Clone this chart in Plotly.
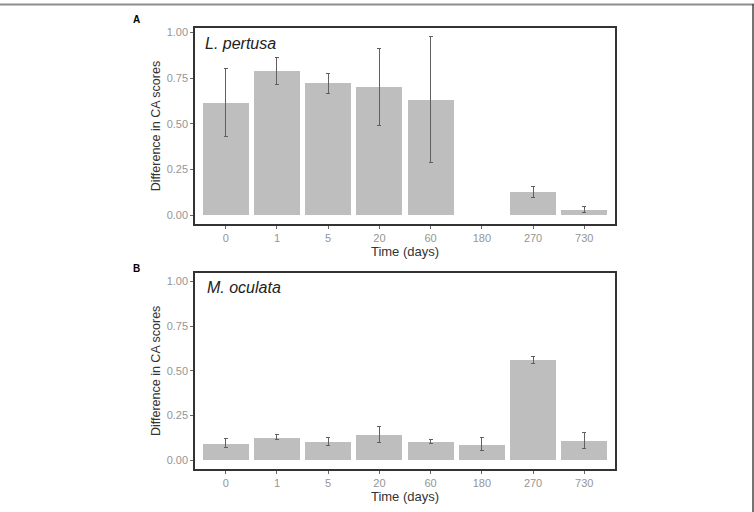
import plotly.graph_objects as go
from plotly.subplots import make_subplots

days = ["0", "1", "5", "20", "60", "180", "270", "730"]

# Panel A: L. pertusa
a_mean = [0.615, 0.786, 0.721, 0.701, 0.631, None, 0.124, 0.027]
a_low = [0.432, 0.717, 0.664, 0.493, 0.288, None, 0.097, 0.016]
a_high = [0.803, 0.861, 0.777, 0.912, 0.978, None, 0.159, 0.046]

# Panel B: M. oculata
b_mean = [0.092, 0.127, 0.103, 0.142, 0.103, 0.088, 0.562, 0.110]
b_low = [0.069, 0.118, 0.081, 0.096, 0.094, 0.051, 0.539, 0.064]
b_high = [0.122, 0.144, 0.125, 0.189, 0.114, 0.127, 0.581, 0.155]

y_ticks = [0, 0.25, 0.5, 0.75, 1.0]

W, H = 754, 512
L, R, T, B = 195, 139, 28, 43
PW, PH = W - L - R, H - T - B


def px_x(p):
    return (p - L) / PW


def px_y(p):
    return (H - B - p) / PH


def errs(mean, low, high):
    up = [None if m is None else h - m for m, h in zip(mean, high)]
    dn = [None if m is None else m - l for m, l in zip(mean, low)]
    return up, dn


fig = make_subplots(rows=2, cols=1)

for row, (mean, low, high) in enumerate([(a_mean, a_low, a_high), (b_mean, b_low, b_high)], start=1):
    up, dn = errs(mean, low, high)
    fig.add_trace(go.Bar(
        x=days, y=mean, width=0.9,
        marker=dict(color="#BEBEBE", line=dict(width=0)),
        error_y=dict(type="data", symmetric=False, array=up, arrayminus=dn,
                     color="#606060", thickness=1, width=2),
        showlegend=False, hoverinfo="skip",
    ), row=row, col=1)

fig.update_layout(
    width=W, height=H,
    margin=dict(l=L, r=R, t=T, b=B, pad=0),
    paper_bgcolor="white", plot_bgcolor="white",
    font=dict(family="Liberation Sans, Arial, sans-serif", color="#333333"),
    bargap=0,
)

dom_a = [px_y(224), 1.0]
dom_b = [0.0, px_y(272.7)]

axis_common = dict(showline=True, linecolor="#333333", linewidth=1.5, mirror=True,
                   showgrid=False, zeroline=False, ticks="outside", ticklen=3,
                   tickcolor="#666666", tickfont=dict(size=11, color="#959595"))

fig.update_xaxes(type="category", categoryorder="array", categoryarray=days,
                 range=[-0.6, 7.6], domain=[0, 1],
                 title=dict(text="Time (days)", font=dict(size=13, color="#333333"), standoff=1),
                 **axis_common)
fig.update_yaxes(tickvals=y_ticks, tickformat=".2f",
                 title=dict(text="Difference in CA scores", font=dict(size=12.5, color="#333333"), standoff=3),
                 **axis_common)
fig.update_yaxes(range=[-0.049, 1.024], domain=dom_a, row=1, col=1)
fig.update_yaxes(range=[-0.05, 1.05], domain=dom_b, row=2, col=1)
fig.update_xaxes(anchor="y", row=1, col=1)
fig.update_xaxes(anchor="y2", row=2, col=1)

annots = [
    dict(text="<b>A</b>", x=px_x(131), y=px_y(20), xanchor="left", yanchor="middle",
         font=dict(size=10, color="#000000")),
    dict(text="<b>B</b>", x=px_x(131), y=px_y(268), xanchor="left", yanchor="middle",
         font=dict(size=10, color="#000000")),
    dict(text="<i>L. pertusa</i>", x=px_x(203), y=px_y(43), xanchor="left", yanchor="middle",
         font=dict(size=16, color="#222222")),
    dict(text="<i>M. oculata</i>", x=px_x(205), y=px_y(287), xanchor="left", yanchor="middle",
         font=dict(size=16, color="#222222")),
]
for a in annots:
    a.update(xref="paper", yref="paper", showarrow=False)
fig.update_layout(annotations=annots)

fig.update_layout(shapes=[
    dict(type="line", xref="paper", yref="paper", x0=px_x(0), x1=px_x(754), y0=px_y(4.5), y1=px_y(4.5),
         line=dict(color="#8c8c8c", width=2)),
    dict(type="line", xref="paper", yref="paper", x0=px_x(753), x1=px_x(753), y0=px_y(4), y1=px_y(512),
         line=dict(color="#444444", width=1.5)),
])

fig.write_html("out.html")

——————

### Stated exercise
Without any pictures, reproduce the lines from the first one in the material through the line that has "a_high = [0.803, 0.861, 0.777, 0.912, 0.978, None, 0.159, 0.046]", exactly as they appear.

### Task response
Clone this chart in Plotly.
import plotly.graph_objects as go
from plotly.subplots import make_subplots

days = ["0", "1", "5", "20", "60", "180", "270", "730"]

# Panel A: L. pertusa
a_mean = [0.615, 0.786, 0.721, 0.701, 0.631, None, 0.124, 0.027]
a_low = [0.432, 0.717, 0.664, 0.493, 0.288, None, 0.097, 0.016]
a_high = [0.803, 0.861, 0.777, 0.912, 0.978, None, 0.159, 0.046]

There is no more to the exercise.